▸ Problem to work on: Below is a listing to transcribe in full and exactly; keep the pictures out.

───── Data block ─────

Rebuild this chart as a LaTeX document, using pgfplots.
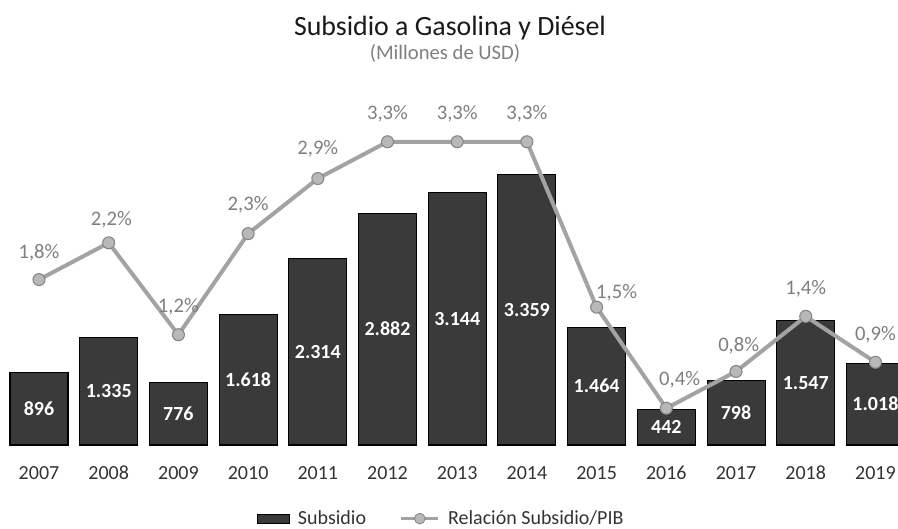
\documentclass[border=0pt]{standalone}
\usepackage{pgfplots}
\pgfplotsset{compat=1.18}
\usepackage{pgfplotstable}
\usepackage{fontspec}
\setmainfont{Carlito}
\definecolor{barc}{HTML}{3A3A3A}
\definecolor{linec}{HTML}{A3A3A3}
\definecolor{markc}{HTML}{B8B8B8}
\definecolor{markd}{HTML}{858585}
\definecolor{pctc}{HTML}{7F7F7F}
\definecolor{tickc}{HTML}{333333}

\pgfplotstableread{
x v lab
0 896 896
1 1335 1.335
2 776 776
3 1618 1.618
4 2314 2.314
5 2882 2.882
6 3144 3.144
7 3359 3.359
8 1464 1.464
9 442 442
10 798 798
11 1547 1.547
12 1018 1.018
}\bars

\pgfplotstableread{
x p lab dx dy
0 1.8 {1,8\%} 0 20
1 2.2 {2,2\%} 2 17
2 1.2 {1,2\%} 0 21
3 2.3 {2,3\%} 0 22
4 2.9 {2,9\%} 0 22
5 3.3 {3,3\%} 0 21
6 3.3 {3,3\%} 0 21
7 3.3 {3,3\%} 0 21
8 1.5 {1,5\%} 15 11
9 0.4 {0,4\%} 10 21
10 0.8 {0,8\%} 2 19
11 1.4 {1,4\%} 0 21
12 0.9 {0,9\%} 0 21
}\pct

\begin{document}
\begin{tikzpicture}
\pgfplotsset{
  common/.style={
    scale only axis,
    width=679.6pt, height=241.2pt,
    at={(3.11pt,62.25pt)}, anchor=south west,
    xmin=-0.5, xmax=12.5,
    clip=false,
  }
}
\begin{axis}[
  common,
  ymin=0, ymax=4000,
  axis line style={draw=none},
  ymajorticks=false,
  xtick={0,...,12},
  xticklabels={2007,2008,2009,2010,2011,2012,2013,2014,2015,2016,2017,2018,2019},
  major tick length=0pt,
  xticklabel style={anchor=base, yshift=-25.5pt, font=\fontsize{15}{15}\selectfont, text=tickc},
]
\addplot[ybar, bar width=43.5pt, fill=barc, draw=black, line width=0.8pt] table[x=x, y=v] {\bars};
\addplot[draw=none, mark=none, nodes near coords, point meta=explicit symbolic,
  every node near coord/.append style={anchor=center, font=\bfseries\fontsize{15}{15}\selectfont, text=white}]
  table[x=x, y expr=\thisrow{v}/2, meta=lab] {\bars};
\end{axis}
\begin{axis}[
  common,
  ymin=0, ymax=3.5,
  hide axis,
  legend columns=2,
  legend style={draw=none, fill=none, at={(axis description cs:0.483,-0.229)}, anchor=center,
    font=\fontsize{15}{15}\selectfont, text=tickc,
    /tikz/every odd column/.append style={column sep=4pt},
    /tikz/every even column/.append style={column sep=23pt}},
]
\addlegendimage{legend image code/.code={\draw[fill=barc, draw=black] (0pt,-3.5pt) rectangle (24pt,3.5pt);}}
\addlegendentry{Subsidio}
\addplot[linec, line width=3pt, mark=*, mark size=4.5pt,
  mark options={fill=markc, draw=markd, line width=0.8pt},
  nodes near coords, point meta=explicit symbolic,
  visualization depends on={\thisrow{dx}\as\dx},
  visualization depends on={\thisrow{dy}\as\dy},
  every node near coord/.append style={anchor=center, font=\fontsize{15.5}{15.5}\selectfont, text=pctc, xshift=\dx*1pt, yshift=\dy*1pt},
  legend image code/.code={\draw[linec, line width=2.5pt] (0pt,0pt) -- (28pt,0pt); \draw[fill=markc, draw=markd, line width=0.6pt] (14pt,0pt) circle (4pt);}
] table[x=x, y=p, meta=lab] {\pct};
\addlegendentry{Relación Subsidio/PIB}
\end{axis}
\node[anchor=base, font=\fontsize{20.9}{24}\selectfont, text=black!90] at (337.5pt,369pt) {Subsidio a Gasolina y Diésel};
\node[anchor=base, font=\fontsize{15.5}{17}\selectfont, text=pctc] at (333.75pt,351pt) {(Millones de USD)};
\pgfresetboundingbox
\path[use as bounding box] (0pt,0pt) rectangle (673.5pt,396pt);
\end{tikzpicture}
\end{document}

─────

▸ Output for this exercise:
Rebuild this chart as a LaTeX document, using pgfplots.
\documentclass[border=0pt]{standalone}
\usepackage{pgfplots}
\pgfplotsset{compat=1.18}
\usepackage{pgfplotstable}
\usepackage{fontspec}
\setmainfont{Carlito}
\definecolor{barc}{HTML}{3A3A3A}
\definecolor{linec}{HTML}{A3A3A3}
\definecolor{markc}{HTML}{B8B8B8}
\definecolor{markd}{HTML}{858585}
\definecolor{pctc}{HTML}{7F7F7F}
\definecolor{tickc}{HTML}{333333}

\pgfplotstableread{
x v lab
0 896 896
1 1335 1.335
2 776 776
3 1618 1.618
4 2314 2.314
5 2882 2.882
6 3144 3.144
7 3359 3.359
8 1464 1.464
9 442 442
10 798 798
11 1547 1.547
12 1018 1.018
}\bars

\pgfplotstableread{
x p lab dx dy
0 1.8 {1,8\%} 0 20
1 2.2 {2,2\%} 2 17
2 1.2 {1,2\%} 0 21
3 2.3 {2,3\%} 0 22
4 2.9 {2,9\%} 0 22
5 3.3 {3,3\%} 0 21
6 3.3 {3,3\%} 0 21
7 3.3 {3,3\%} 0 21
8 1.5 {1,5\%} 15 11
9 0.4 {0,4\%} 10 21
10 0.8 {0,8\%} 2 19
11 1.4 {1,4\%} 0 21
12 0.9 {0,9\%} 0 21
}\pct

\begin{document}
\begin{tikzpicture}
\pgfplotsset{
  common/.style={
    scale only axis,
    width=679.6pt, height=241.2pt,
    at={(3.11pt,62.25pt)}, anchor=south west,
    xmin=-0.5, xmax=12.5,
    clip=false,
  }
}
\begin{axis}[
  common,
  ymin=0, ymax=4000,
  axis line style={draw=none},
  ymajorticks=false,
  xtick={0,...,12},
  xticklabels={2007,2008,2009,2010,2011,2012,2013,2014,2015,2016,2017,2018,2019},
  major tick length=0pt,
  xticklabel style={anchor=base, yshift=-25.5pt, font=\fontsize{15}{15}\selectfont, text=tickc},
]
\addplot[ybar, bar width=43.5pt, fill=barc, draw=black, line width=0.8pt] table[x=x, y=v] {\bars};
\addplot[draw=none, mark=none, nodes near coords, point meta=explicit symbolic,
  every node near coord/.append style={anchor=center, font=\bfseries\fontsize{15}{15}\selectfont, text=white}]
  table[x=x, y expr=\thisrow{v}/2, meta=lab] {\bars};
\end{axis}
\begin{axis}[
  common,
  ymin=0, ymax=3.5,
  hide axis,
  legend columns=2,
  legend style={draw=none, fill=none, at={(axis description cs:0.483,-0.229)}, anchor=center,
    font=\fontsize{15}{15}\selectfont, text=tickc,
    /tikz/every odd column/.append style={column sep=4pt},
    /tikz/every even column/.append style={column sep=23pt}},
]
\addlegendimage{legend image code/.code={\draw[fill=barc, draw=black] (0pt,-3.5pt) rectangle (24pt,3.5pt);}}
\addlegendentry{Subsidio}
\addplot[linec, line width=3pt, mark=*, mark size=4.5pt,
  mark options={fill=markc, draw=markd, line width=0.8pt},
  nodes near coords, point meta=explicit symbolic,
  visualization depends on={\thisrow{dx}\as\dx},
  visualization depends on={\thisrow{dy}\as\dy},
  every node near coord/.append style={anchor=center, font=\fontsize{15.5}{15.5}\selectfont, text=pctc, xshift=\dx*1pt, yshift=\dy*1pt},
  legend image code/.code={\draw[linec, line width=2.5pt] (0pt,0pt) -- (28pt,0pt); \draw[fill=markc, draw=markd, line width=0.6pt] (14pt,0pt) circle (4pt);}
] table[x=x, y=p, meta=lab] {\pct};
\addlegendentry{Relación Subsidio/PIB}
\end{axis}
\node[anchor=base, font=\fontsize{20.9}{24}\selectfont, text=black!90] at (337.5pt,369pt) {Subsidio a Gasolina y Diésel};
\node[anchor=base, font=\fontsize{15.5}{17}\selectfont, text=pctc] at (333.75pt,351pt) {(Millones de USD)};
\pgfresetboundingbox
\path[use as bounding box] (0pt,0pt) rectangle (673.5pt,396pt);
\end{tikzpicture}
\end{document}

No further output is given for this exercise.